I remember in the mid-70’s being frustrated with HP calculators’ RPN-Reverse Polish notation.
However, it was a huge deal when HP came out with a calculator that didn’t lose it’s memory after it was turned off.
I cant stand RPN calculators.
A lambaste of mine had the first HP-45 on campus. Every electrical engineer just stared at it on his belt.
shows much of the old inventory. Reverse Polish notation; those were the days.
Make that lab mate. My apologies
I’ve had several of those. Plus, I have my old HP-45 that I paid $125 for in about 1978. The battery died years ago but it still works if you plug it in.
Back in the 70s, my dad bought one of the first plug in digital desktop calculators. It could add, subtract, multiply and even divide.
As I recall, he paid about $400 for it.
At the time he was an estimator for a commercial glass company so it was well worth the investment.
I was a TI man through and through. I saved up my pennies and bought a programmable TI SR-52 while I was in High School, 1977.
I wrote a couple of games based on physics equations we learned in HS Physics. They were rip-offs of BASIC games: Battleship, and Lunar Lander.
with Battleship, you were given a random distance to the enemy ship, and you had to input an elevation for the main gun. You shot, then the calculator would display how far your shell fell short or beyond your target, or if you hit. Once you hit it, it would display how many shots it took.
With lunar lander, you were given an altitude and vertical velocity, and fuel quantity. You entered a thrust amount from zero to 100. Then the calculator would give you a new altitude and vertical velocity, and new fuel amount. The object was to get altitude to zero within a narrow vertical velocity, before running out of fuel.
You really had to use your imagination when all you saw were digits.
When I started college in 1971 there was a big controversy over whether calculators should be allowed on exams. The argument was that it gave “well off” students an advantage over the slider rule. By 1976, it was no longer an issue, everybody had calculators.

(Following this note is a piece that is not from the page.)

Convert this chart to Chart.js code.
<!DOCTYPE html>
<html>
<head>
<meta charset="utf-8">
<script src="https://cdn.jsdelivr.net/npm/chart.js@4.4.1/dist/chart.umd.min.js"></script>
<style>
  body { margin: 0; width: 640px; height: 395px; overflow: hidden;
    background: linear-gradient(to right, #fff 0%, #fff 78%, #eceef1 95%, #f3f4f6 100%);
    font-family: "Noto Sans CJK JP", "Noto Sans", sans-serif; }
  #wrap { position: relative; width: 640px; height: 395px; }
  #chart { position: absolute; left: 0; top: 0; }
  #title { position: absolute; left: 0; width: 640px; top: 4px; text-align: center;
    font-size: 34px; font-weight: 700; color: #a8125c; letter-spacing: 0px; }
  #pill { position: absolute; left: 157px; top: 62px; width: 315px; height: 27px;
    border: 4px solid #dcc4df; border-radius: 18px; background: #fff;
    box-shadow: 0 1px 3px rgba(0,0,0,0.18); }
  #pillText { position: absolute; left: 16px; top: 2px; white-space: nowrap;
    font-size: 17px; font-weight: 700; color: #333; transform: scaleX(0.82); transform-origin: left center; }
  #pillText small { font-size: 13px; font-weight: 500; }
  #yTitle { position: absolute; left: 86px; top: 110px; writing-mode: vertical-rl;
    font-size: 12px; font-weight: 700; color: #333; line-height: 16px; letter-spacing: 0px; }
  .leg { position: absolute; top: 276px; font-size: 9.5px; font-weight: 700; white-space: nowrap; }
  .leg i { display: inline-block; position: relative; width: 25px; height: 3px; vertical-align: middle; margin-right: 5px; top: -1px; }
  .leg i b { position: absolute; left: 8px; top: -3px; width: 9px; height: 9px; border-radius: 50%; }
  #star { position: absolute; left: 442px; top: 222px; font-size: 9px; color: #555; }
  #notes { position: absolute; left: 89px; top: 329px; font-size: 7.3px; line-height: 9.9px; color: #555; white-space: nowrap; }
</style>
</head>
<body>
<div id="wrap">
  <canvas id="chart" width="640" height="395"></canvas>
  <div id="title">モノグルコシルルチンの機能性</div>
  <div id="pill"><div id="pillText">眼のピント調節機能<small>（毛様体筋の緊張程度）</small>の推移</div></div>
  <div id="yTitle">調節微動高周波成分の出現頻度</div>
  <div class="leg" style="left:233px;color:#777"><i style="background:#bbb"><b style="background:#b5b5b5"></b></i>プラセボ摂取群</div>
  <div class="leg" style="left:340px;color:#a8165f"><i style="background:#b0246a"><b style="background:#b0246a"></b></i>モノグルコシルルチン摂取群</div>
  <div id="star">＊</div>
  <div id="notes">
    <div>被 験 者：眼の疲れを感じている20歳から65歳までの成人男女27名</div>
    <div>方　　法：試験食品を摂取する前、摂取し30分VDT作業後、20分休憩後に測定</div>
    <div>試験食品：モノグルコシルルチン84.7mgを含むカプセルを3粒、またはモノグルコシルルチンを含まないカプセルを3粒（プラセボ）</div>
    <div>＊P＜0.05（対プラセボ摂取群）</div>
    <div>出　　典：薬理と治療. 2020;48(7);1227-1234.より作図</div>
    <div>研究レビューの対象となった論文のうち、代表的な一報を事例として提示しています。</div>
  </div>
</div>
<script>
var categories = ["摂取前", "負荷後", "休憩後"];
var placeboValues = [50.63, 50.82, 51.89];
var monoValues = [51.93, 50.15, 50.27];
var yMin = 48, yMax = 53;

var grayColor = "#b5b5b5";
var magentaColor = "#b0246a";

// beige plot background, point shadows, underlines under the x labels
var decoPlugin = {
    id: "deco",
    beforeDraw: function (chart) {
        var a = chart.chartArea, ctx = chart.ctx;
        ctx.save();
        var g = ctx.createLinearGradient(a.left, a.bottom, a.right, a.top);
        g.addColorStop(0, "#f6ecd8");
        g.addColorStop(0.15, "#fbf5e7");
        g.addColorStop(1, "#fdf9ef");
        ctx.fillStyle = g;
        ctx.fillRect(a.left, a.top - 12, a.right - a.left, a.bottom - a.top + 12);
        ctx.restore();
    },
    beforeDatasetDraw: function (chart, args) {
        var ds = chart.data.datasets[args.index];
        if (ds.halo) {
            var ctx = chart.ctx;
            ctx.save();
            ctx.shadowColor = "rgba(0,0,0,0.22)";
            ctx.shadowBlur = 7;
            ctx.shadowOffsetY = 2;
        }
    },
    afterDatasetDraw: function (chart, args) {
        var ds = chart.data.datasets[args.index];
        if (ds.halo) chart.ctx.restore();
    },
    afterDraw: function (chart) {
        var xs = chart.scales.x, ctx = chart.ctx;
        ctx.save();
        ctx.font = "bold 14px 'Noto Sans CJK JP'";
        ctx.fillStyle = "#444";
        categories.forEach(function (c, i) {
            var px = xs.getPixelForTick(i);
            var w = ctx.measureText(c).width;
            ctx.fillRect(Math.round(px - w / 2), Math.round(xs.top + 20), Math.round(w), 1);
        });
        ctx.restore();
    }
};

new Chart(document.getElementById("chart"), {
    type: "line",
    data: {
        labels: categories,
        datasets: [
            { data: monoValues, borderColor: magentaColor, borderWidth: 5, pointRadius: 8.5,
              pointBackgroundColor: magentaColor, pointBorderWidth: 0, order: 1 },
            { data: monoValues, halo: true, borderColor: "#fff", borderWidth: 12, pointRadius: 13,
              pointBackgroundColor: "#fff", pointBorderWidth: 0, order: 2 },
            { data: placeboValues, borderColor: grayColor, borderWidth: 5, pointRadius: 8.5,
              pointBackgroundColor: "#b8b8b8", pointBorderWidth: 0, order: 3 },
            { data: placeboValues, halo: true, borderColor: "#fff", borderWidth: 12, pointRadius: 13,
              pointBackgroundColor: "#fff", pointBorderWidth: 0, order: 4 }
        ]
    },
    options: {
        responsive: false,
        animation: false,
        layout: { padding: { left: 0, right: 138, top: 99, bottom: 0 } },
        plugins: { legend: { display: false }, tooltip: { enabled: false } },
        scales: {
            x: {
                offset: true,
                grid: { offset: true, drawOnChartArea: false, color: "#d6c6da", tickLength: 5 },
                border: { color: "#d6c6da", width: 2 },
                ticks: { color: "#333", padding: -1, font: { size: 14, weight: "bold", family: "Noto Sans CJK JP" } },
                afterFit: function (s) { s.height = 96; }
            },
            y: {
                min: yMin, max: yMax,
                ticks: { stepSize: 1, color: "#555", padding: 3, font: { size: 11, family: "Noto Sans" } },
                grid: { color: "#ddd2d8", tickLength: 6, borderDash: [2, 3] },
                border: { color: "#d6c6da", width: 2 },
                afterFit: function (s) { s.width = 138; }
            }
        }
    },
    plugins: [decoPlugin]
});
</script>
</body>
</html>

For awhile I had a Sinclair that was also RPN. It was great until it started to make mistakes. After that I could not trust it and got rid of it.
In the last year I’ve picked up a couple of slide rules from the ‘Bay. An aluminum Pickett and a bamboo Post Vesalog. Both for a reasonable price. Am slowly learning how to use them. There is a learning curve involved, but there is something elegant about them.

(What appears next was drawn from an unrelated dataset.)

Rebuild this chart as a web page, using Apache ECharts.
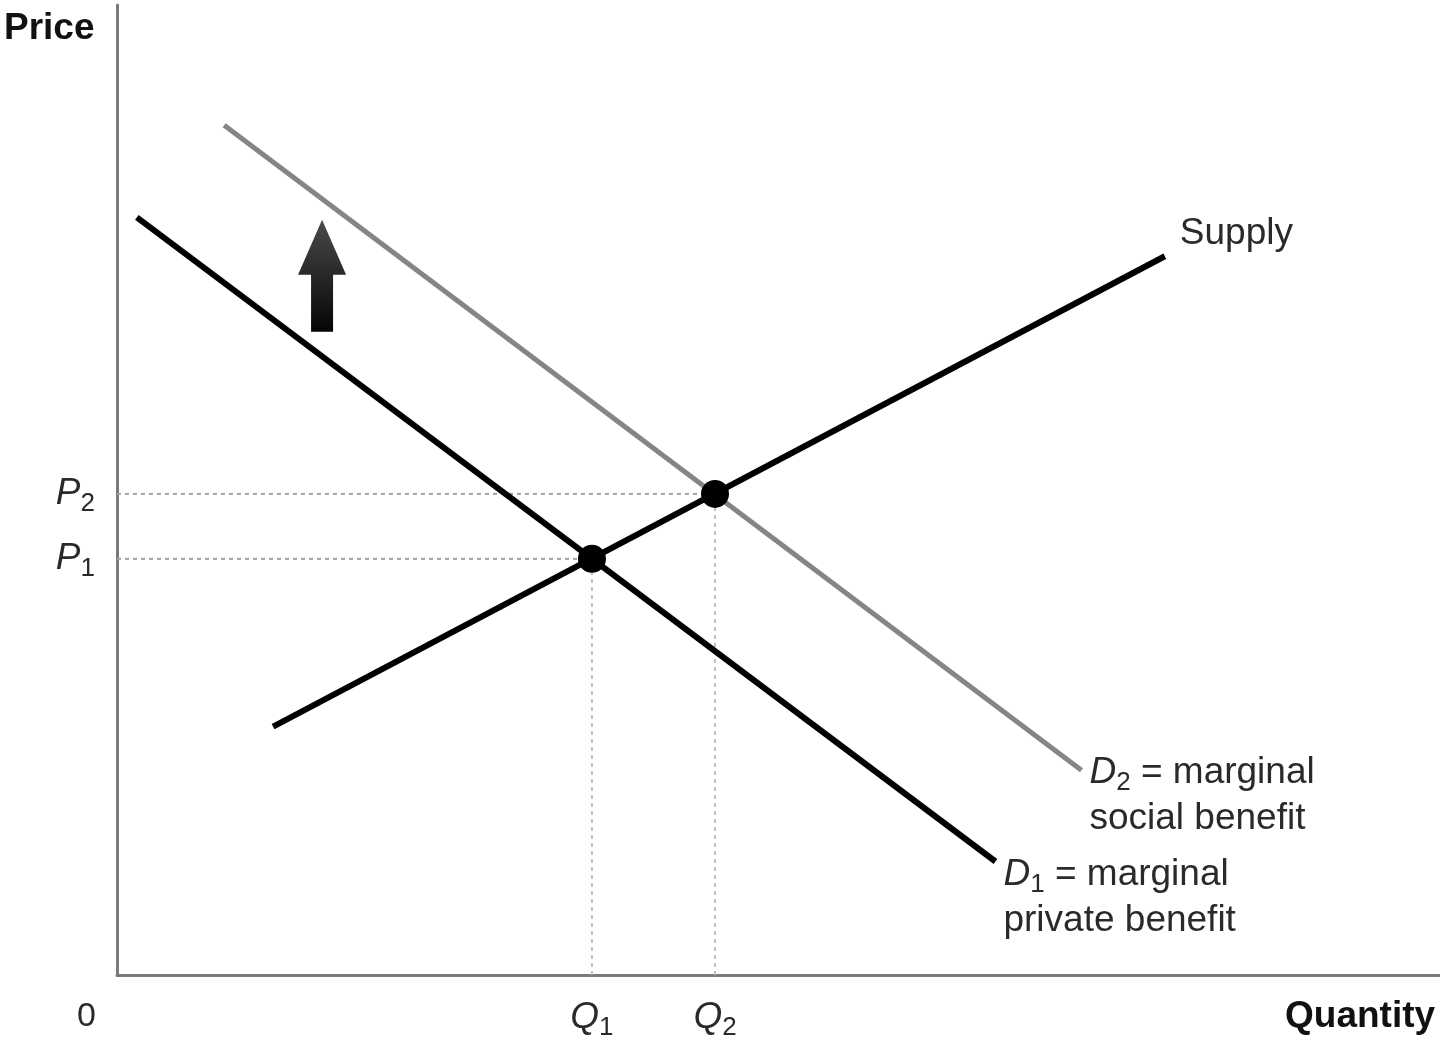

Haven’t had time to go through the entire article, but right off the bat, it’s wrong.
The HP-12C was NOT the first HP calculator with RPN.
I got the HP-35 in 1972 when it came out, and the HP-45 a year later, and both used RPN
The ‘35 was the first scientific calculator.
I’ve got a cheap Casio with a flip open vinyl cover. I keep it at my computer desk because it’s handy for banging out quickie calculations. I could just use the computer’s calculator but for some reason it feels clumsy using a mouse to type in the numbers.
Ahhhh...once you get the hang of it, it's hard to go back.
My personal favorite was compounded annual growth rates. To find the CAGR of the DJIA rising from 5000 to 7000 over 3 years (11.87%), I'd go...
7000 [enter] 5000 [/] 3 [1/x] [yx] 1 [-]
I never used one, but a couple professors told me you get a deeper understanding after using one for some time.
Had mine since about the mid 80’s when I was required to get one for a college course in finance doing amortizations. Best calculator there is, mine still works perfectly. RPN makes more sense to me than non-RPN calculators.